The Greek government has outlawed a teachers strike set to begin on May 17. The government signed a civil mobilization order banning the strike, something that previously had only been used in times of national emergencies, according the WSWS. This is the first time the tactic has been used preemptively before a strike has even started. Workers who violate the order are subject to being fired, arrested and jailed.
Since the imposition of austerity in 2008, the Greek government has relied on such heavy handed tactics to crush any opposition and keep the public in line. Civil mobilization orders, with the support of riot police, were used to violently suppress strikes by subway, rail and tram workers earlier this year. The teachers’ strike ban follows the Greek government’s latest deal with the European Commission, International Monetary Fund (IMF) and European Central Bank, attacking teachers’ pay and benefits, and working conditions (including the demand they work an extra two hours per week without pay). 10,000 teachers also face being laid off, according to the WSWS.
So far, no civil mobilization order has been defied by the unions, thus encouraging the government to continue making anti-worker deals with the IMF and European Central Bank. However, thousands of people did demonstrate against the civil mobilization on Monday and teachers voted this week whether to defy the mobilization orders and strike. Preliminary results indicate that the majority of teachers do indeed wish to strike, despite the threat of being fired and sent to prison for 5 years. However, according to the WSWS, the public service trade union federation (ADEDY) will not support the teachers and has undermined attempts by its members to protest the mobilization order.
Looked at in isolation, the strike ban in Greece seems like an autocratic attack on democratic rights, which it is. However, similar events are taking place throughout Europe and elsewhere, indicating a concerted effort by governments to extract concessions and givebacks on behalf of an employing class that wants everyone but themselves to pay for their economic crisis.
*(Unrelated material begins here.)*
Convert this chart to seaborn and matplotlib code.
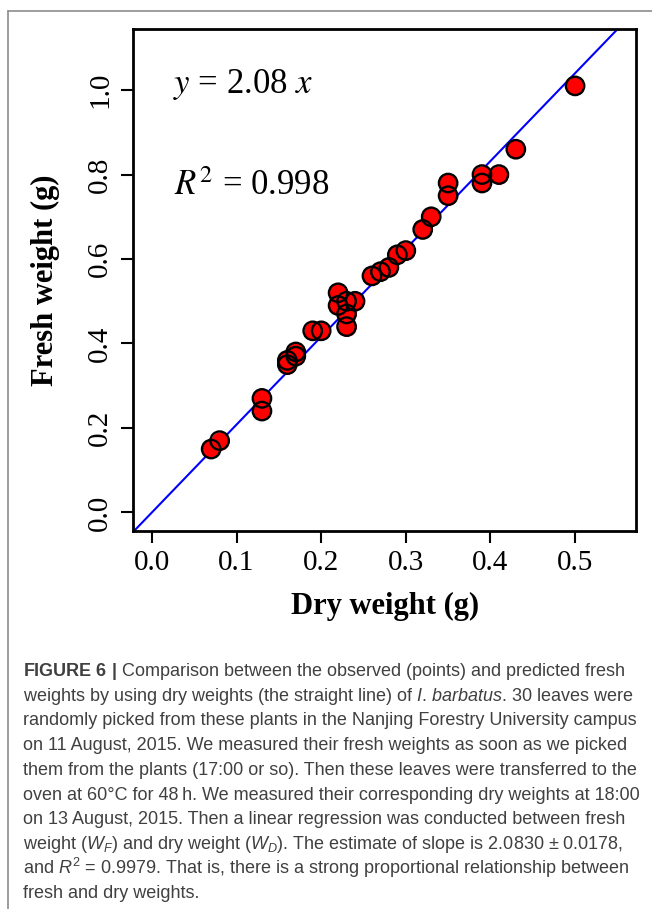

In Denmark, for example, 70,000 teachers were recently locked out for resisting attacks on their working conditions, while teachers in Mexico and public sector workers in Turkey have been accused of terrorism and imprisoned for similar resistance. In the U.S. teachers strikes are banned in many states, while Michigan Governor Rick Snyder has used the state to take over several school districts and impose dictatorial financial managers with the power to remove unions and fire elected officials.